As with many cocktails, the origin of this gin-based cocktail is subject to debate. What is a Tom Collins? Apparently, it originated after ‘The Great Tom Collins Hoax’ of 1874. The reasoning goes that due to this hoax, the Tom Collins became a cocktail in 1876.
So this particular cocktail is steeped in history, the Tom Collins is very similar to the Gin Fizz. The difference between the two is in the amount of lemon, making a Tom Collins more of a gin and lemonade instead of a gin and soda which was more akin to the Gin Fizz.
What is a Tom Collins?
The recipe of 1876 created by Jerry Thomas “the father of mixology” is:
“Jerry Thomas’ Tom Collins Gin (1876)
(Use large bar-glass.)
Take 5 or 6 dashes of gum syrup.
Juice of a small lemon.
1 large wine-glass of gin.
2 or 3 lumps of ice;
Shake up well and strain into a large bar-glass. Fill up the glass with plain soda water and drink while it is lively.”
The particular type of gin called for in the Tom Collins was not the usual London dry gin that we know today, but Old Tom gin (popular before the Prohibition) or Dutch gin.
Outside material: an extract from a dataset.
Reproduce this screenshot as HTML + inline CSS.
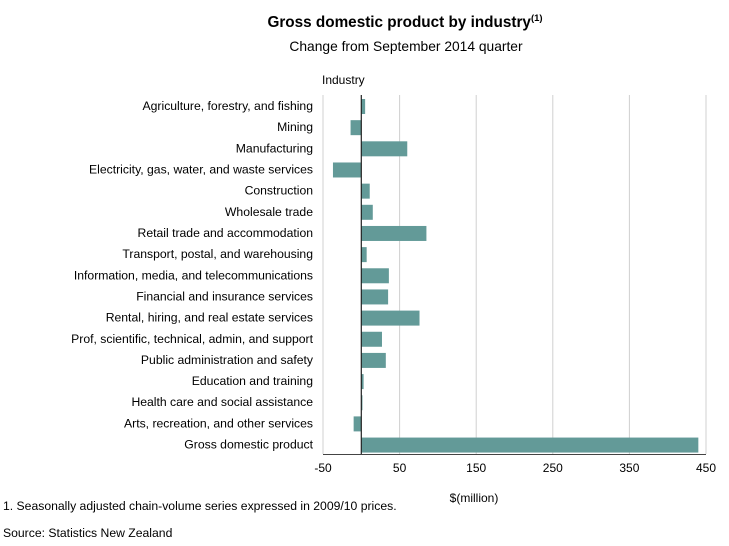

Check out this post from thespruce.com to find out more about these two types of gin.
The modern Tom Collins recipe has changed little, gum syrup is more commonly known as sugar syrup and the ‘large wine-glass of gin’ is a little more specific. A modern recipe could read:
1 1/2 ounces gin, 1 ounce lemon juice, 1/2 ounce simple syrup, Club soda, with a garnish of maraschino cherry, lemon or orange slice.
These days, the Tom Collins would be served in a Collins glass, which is narrower than a highball. Check out our post on advanced mixology to get your own set of Collins’ glasses for your home bar.
Other cocktails of the Collins family
The basic formula of a “Collins” cocktail is:
- 1 1/2 parts Base Liquor
- 1 part Sour
- 1/2 part Sweet
- Topped with Soda
- Served over ice in a Collins glass
The exact quantities will change depending on what base liquor you use. The varieties for this liquor are:
John Collins: Bourbon is often preferred for a John Collins, but you can also use Canadian, Irish, rye, and blended whiskies too. It all comes down to your own personal taste preferences.
Vodka Collins: This one is obvious from the name! Choose your favorite vodka as the base liquor.
Juan Collins: This cocktail has a base of tequila.
You can also make up your own version of a Collins cocktail, start with the recipe above and be experimental! If you don’t want to make your own Collins sour mix, it is easily available to buy (at ThingsMenBuy.com we prefer to make our own!)